Saved data entries
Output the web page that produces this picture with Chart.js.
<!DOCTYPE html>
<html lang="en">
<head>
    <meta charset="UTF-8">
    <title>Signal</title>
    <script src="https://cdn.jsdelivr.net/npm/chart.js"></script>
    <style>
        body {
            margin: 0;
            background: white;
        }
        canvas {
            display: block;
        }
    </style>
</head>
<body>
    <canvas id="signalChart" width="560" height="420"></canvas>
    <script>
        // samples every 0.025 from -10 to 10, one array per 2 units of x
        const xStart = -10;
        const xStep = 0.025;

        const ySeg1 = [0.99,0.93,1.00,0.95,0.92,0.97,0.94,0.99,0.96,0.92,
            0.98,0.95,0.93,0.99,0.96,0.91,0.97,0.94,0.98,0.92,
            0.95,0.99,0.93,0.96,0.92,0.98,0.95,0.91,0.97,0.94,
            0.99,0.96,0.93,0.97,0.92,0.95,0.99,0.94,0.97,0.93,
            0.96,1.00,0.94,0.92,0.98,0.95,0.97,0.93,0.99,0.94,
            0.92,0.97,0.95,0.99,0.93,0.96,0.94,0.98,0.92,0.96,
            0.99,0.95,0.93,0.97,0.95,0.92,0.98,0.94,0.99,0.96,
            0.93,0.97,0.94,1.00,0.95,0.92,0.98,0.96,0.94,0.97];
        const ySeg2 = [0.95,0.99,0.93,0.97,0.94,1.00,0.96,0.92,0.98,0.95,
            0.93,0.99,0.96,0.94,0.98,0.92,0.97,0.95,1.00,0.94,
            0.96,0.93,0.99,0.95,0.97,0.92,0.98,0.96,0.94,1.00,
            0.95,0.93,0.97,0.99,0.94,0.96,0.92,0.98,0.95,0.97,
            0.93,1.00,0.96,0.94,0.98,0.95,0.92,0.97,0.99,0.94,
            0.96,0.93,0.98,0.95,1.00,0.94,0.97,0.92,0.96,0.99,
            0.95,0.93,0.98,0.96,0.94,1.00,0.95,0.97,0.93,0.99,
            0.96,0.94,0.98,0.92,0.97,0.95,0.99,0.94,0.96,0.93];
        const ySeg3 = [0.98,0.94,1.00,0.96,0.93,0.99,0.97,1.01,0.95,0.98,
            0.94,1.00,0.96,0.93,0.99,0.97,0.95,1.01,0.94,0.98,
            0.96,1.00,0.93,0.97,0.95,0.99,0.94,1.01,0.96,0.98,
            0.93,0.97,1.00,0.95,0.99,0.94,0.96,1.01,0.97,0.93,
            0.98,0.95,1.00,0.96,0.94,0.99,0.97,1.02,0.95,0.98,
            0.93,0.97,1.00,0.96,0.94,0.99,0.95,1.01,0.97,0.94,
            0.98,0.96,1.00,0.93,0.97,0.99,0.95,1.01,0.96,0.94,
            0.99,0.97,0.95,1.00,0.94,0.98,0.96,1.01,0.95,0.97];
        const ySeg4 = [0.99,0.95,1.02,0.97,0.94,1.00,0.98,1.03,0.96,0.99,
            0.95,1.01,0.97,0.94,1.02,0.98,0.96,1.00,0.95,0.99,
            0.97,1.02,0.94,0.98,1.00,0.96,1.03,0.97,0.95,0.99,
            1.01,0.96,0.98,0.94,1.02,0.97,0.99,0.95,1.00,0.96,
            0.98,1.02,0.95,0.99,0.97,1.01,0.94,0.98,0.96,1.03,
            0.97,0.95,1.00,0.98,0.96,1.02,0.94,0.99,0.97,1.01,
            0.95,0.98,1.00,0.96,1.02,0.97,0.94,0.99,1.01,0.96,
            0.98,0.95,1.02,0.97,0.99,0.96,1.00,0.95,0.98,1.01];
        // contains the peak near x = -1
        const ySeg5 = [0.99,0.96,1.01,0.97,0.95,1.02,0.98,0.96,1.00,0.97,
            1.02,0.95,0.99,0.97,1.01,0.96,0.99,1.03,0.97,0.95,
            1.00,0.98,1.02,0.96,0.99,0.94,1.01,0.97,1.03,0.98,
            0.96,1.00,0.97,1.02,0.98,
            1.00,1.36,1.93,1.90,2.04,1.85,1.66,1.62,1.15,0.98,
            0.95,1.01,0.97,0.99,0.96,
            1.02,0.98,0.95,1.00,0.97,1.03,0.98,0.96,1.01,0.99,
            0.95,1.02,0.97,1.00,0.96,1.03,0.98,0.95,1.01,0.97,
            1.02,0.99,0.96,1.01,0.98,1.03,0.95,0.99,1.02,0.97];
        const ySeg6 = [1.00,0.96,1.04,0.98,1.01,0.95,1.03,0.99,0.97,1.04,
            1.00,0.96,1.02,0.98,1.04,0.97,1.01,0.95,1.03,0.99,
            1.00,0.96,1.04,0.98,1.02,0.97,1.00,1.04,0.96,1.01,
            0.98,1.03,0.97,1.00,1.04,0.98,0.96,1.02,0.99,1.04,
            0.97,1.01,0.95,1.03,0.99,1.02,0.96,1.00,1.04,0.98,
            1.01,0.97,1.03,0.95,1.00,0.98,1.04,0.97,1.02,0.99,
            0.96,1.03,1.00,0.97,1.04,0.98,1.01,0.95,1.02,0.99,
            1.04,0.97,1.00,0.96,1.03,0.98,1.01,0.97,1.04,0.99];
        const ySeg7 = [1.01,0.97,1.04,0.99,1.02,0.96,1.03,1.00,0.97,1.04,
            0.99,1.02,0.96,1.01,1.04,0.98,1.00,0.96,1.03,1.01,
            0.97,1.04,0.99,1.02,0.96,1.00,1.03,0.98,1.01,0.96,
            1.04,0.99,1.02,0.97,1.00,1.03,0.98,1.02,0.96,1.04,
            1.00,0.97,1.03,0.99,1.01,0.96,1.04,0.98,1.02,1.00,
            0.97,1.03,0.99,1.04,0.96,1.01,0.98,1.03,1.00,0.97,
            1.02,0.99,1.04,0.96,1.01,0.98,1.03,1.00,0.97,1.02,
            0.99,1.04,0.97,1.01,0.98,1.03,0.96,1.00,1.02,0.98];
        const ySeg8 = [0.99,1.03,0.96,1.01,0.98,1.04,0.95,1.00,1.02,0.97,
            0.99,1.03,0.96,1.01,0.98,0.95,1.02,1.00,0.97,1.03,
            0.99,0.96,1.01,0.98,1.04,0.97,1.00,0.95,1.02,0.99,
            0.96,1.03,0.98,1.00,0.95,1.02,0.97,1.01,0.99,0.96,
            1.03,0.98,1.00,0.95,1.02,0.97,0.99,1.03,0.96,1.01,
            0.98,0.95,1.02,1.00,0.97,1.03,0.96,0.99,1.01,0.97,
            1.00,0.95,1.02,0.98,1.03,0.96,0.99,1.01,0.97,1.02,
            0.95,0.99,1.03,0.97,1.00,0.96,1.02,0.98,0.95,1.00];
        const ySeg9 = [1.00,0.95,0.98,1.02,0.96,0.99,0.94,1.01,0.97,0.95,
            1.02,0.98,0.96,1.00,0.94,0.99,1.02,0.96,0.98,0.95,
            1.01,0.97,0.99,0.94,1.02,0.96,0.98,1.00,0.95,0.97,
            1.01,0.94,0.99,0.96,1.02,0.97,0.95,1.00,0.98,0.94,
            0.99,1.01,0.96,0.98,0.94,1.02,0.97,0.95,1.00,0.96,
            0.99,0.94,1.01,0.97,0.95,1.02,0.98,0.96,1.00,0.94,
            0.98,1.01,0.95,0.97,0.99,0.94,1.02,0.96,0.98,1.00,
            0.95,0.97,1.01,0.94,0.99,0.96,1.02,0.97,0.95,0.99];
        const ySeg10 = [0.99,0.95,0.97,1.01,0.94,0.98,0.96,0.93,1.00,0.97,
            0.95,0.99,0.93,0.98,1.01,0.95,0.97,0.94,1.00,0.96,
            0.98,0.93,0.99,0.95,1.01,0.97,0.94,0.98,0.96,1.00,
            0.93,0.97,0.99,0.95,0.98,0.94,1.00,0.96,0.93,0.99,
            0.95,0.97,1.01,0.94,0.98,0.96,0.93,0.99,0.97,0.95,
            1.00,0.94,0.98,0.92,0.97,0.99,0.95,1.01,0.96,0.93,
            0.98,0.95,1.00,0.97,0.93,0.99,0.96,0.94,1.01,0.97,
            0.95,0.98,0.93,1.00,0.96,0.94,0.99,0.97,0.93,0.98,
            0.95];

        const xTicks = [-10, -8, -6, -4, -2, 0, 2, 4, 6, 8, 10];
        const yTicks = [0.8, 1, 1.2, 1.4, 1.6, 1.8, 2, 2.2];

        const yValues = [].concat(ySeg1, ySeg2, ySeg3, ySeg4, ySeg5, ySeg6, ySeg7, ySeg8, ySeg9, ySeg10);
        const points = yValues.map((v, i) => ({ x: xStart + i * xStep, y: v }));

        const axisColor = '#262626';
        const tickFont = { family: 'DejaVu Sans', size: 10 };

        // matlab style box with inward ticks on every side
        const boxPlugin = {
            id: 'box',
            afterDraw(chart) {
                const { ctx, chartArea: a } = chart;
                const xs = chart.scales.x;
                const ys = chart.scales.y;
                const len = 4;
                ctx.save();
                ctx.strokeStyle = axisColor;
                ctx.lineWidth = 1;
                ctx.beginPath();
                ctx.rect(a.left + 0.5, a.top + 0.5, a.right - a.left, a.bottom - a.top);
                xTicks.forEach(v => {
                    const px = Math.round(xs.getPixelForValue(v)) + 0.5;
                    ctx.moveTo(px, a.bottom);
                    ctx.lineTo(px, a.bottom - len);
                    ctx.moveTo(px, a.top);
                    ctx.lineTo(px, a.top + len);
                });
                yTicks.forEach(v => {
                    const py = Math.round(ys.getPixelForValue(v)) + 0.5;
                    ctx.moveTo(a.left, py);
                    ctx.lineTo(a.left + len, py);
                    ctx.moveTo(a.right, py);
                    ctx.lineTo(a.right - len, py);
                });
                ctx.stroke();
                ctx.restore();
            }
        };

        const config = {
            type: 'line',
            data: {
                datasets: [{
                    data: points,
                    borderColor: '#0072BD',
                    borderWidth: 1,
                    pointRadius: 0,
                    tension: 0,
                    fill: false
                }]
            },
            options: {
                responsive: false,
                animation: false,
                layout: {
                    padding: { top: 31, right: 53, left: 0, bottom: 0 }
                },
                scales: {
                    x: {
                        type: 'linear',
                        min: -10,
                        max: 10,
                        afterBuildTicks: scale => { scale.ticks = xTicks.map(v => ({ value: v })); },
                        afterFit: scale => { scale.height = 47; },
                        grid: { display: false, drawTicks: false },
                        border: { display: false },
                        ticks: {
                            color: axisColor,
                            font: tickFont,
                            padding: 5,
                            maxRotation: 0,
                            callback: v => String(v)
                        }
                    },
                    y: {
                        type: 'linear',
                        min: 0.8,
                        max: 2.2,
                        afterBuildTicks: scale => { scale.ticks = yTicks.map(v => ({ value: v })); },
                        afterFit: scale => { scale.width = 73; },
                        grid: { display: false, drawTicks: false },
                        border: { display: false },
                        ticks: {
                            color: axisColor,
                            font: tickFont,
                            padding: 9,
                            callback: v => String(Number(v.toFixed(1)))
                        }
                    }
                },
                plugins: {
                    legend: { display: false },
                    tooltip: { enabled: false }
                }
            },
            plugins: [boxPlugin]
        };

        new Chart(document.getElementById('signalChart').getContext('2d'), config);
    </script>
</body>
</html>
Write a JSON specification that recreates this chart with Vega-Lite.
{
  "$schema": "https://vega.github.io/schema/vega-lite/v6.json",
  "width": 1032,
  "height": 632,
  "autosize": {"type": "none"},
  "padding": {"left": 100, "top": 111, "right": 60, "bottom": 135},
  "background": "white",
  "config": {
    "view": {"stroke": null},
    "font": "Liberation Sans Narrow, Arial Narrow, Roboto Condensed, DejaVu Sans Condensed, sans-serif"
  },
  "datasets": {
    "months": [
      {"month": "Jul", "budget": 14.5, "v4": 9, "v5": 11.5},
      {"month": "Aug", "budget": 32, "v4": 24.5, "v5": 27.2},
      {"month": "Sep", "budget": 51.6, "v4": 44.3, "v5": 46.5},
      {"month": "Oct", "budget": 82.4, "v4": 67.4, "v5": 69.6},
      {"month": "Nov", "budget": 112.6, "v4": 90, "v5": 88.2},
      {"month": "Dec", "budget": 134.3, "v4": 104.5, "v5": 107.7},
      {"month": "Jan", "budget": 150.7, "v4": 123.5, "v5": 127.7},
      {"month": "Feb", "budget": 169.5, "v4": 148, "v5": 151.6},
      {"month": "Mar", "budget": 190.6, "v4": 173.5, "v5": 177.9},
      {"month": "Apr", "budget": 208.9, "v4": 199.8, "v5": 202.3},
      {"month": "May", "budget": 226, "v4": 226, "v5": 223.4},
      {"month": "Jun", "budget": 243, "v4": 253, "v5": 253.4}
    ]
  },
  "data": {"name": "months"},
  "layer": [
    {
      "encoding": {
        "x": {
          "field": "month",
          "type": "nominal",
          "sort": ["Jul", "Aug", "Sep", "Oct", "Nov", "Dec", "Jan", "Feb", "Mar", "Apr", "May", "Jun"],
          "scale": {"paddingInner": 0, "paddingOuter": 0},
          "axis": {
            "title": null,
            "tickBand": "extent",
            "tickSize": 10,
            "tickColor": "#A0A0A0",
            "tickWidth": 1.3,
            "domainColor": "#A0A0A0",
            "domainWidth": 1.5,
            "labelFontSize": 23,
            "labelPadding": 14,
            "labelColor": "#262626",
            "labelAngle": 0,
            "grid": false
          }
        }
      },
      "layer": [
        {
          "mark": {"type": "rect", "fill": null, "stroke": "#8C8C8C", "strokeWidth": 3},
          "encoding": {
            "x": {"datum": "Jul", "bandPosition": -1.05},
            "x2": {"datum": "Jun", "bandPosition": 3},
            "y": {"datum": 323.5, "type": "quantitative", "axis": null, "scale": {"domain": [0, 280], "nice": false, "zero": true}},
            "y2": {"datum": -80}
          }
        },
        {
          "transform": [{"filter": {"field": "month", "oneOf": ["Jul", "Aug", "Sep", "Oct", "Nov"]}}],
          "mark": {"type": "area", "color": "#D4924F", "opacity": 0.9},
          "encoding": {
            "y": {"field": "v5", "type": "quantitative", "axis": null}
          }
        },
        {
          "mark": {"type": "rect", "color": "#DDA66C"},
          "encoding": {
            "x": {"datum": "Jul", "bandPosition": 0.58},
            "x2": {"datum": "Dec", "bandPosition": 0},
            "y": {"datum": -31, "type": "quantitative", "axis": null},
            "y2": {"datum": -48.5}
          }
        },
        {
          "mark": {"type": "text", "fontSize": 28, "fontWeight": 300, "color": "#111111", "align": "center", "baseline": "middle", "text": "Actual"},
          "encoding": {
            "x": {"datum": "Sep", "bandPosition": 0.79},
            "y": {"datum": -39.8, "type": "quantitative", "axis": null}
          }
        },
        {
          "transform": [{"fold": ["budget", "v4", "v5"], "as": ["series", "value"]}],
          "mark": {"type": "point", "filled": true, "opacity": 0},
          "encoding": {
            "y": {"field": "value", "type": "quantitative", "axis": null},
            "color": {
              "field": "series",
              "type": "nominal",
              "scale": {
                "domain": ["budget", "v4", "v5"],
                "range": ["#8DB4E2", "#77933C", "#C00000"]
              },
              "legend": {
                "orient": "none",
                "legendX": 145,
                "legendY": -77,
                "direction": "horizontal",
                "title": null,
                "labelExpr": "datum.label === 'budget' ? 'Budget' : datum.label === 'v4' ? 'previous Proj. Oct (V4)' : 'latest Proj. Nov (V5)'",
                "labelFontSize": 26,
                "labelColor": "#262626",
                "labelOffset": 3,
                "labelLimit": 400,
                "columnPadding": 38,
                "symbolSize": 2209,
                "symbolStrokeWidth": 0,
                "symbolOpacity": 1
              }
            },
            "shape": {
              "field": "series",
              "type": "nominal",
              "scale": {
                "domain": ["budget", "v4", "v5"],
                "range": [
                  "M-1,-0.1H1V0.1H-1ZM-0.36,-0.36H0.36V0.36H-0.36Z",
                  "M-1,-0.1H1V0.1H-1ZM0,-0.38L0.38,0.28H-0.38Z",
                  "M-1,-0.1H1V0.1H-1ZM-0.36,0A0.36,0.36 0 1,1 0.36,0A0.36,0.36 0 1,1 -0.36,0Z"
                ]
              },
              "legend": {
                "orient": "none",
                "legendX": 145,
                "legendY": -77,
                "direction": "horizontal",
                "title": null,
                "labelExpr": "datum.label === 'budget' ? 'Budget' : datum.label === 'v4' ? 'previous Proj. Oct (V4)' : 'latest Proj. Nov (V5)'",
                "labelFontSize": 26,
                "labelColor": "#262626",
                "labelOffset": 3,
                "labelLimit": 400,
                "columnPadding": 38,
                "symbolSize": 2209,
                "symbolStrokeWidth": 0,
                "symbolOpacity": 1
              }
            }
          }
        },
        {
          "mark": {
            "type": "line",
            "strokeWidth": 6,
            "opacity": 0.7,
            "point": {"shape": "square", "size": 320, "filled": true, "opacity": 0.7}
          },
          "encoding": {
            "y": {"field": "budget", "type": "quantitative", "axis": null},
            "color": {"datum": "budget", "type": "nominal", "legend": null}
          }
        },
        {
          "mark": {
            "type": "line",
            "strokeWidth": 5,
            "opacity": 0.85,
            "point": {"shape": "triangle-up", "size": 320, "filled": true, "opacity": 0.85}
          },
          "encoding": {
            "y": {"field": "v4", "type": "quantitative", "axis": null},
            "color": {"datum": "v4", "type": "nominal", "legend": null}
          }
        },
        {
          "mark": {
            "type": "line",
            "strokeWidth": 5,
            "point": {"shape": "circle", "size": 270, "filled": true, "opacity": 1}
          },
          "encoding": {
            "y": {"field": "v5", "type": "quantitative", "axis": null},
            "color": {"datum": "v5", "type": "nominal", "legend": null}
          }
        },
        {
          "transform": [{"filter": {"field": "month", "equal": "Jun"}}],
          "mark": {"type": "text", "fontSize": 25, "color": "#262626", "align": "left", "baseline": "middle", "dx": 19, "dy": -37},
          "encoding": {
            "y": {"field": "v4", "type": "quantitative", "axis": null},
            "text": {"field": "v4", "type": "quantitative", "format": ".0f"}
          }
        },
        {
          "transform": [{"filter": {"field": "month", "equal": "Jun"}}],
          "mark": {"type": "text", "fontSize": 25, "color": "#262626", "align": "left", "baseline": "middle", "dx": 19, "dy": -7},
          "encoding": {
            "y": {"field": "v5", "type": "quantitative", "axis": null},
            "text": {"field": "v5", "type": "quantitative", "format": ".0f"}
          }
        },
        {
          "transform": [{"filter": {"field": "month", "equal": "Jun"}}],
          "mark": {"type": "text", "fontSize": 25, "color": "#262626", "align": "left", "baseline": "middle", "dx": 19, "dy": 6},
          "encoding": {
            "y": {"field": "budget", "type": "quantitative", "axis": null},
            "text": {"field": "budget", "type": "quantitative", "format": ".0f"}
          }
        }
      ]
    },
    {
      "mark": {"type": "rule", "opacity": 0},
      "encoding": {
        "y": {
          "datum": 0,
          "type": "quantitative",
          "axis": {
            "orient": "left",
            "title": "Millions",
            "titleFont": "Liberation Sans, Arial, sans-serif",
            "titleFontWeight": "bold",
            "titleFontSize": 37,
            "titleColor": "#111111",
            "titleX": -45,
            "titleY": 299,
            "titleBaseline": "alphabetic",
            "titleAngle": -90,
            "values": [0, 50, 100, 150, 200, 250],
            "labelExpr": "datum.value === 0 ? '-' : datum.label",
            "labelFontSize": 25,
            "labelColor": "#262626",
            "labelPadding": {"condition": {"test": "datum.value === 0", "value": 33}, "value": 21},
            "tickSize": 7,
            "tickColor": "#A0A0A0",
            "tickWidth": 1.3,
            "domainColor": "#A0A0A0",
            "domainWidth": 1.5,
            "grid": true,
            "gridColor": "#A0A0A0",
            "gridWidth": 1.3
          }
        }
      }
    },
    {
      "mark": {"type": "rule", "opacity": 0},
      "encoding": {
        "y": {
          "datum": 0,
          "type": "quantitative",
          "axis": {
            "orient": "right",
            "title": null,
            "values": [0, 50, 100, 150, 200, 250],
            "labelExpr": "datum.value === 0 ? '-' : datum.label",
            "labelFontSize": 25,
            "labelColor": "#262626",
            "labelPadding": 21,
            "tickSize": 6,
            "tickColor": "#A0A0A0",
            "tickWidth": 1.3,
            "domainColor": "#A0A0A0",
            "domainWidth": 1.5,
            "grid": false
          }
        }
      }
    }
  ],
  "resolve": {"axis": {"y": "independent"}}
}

Task directions: Begin with the first line of the data above and, please, print each line exactly until you have printed the line containing "const xStep = 0.025;"; print nothing else.

Correct response:
Output the web page that produces this picture with Chart.js.
<!DOCTYPE html>
<html lang="en">
<head>
    <meta charset="UTF-8">
    <title>Signal</title>
    <script src="https://cdn.jsdelivr.net/npm/chart.js"></script>
    <style>
        body {
            margin: 0;
            background: white;
        }
        canvas {
            display: block;
        }
    </style>
</head>
<body>
    <canvas id="signalChart" width="560" height="420"></canvas>
    <script>
        // samples every 0.025 from -10 to 10, one array per 2 units of x
        const xStart = -10;
        const xStep = 0.025;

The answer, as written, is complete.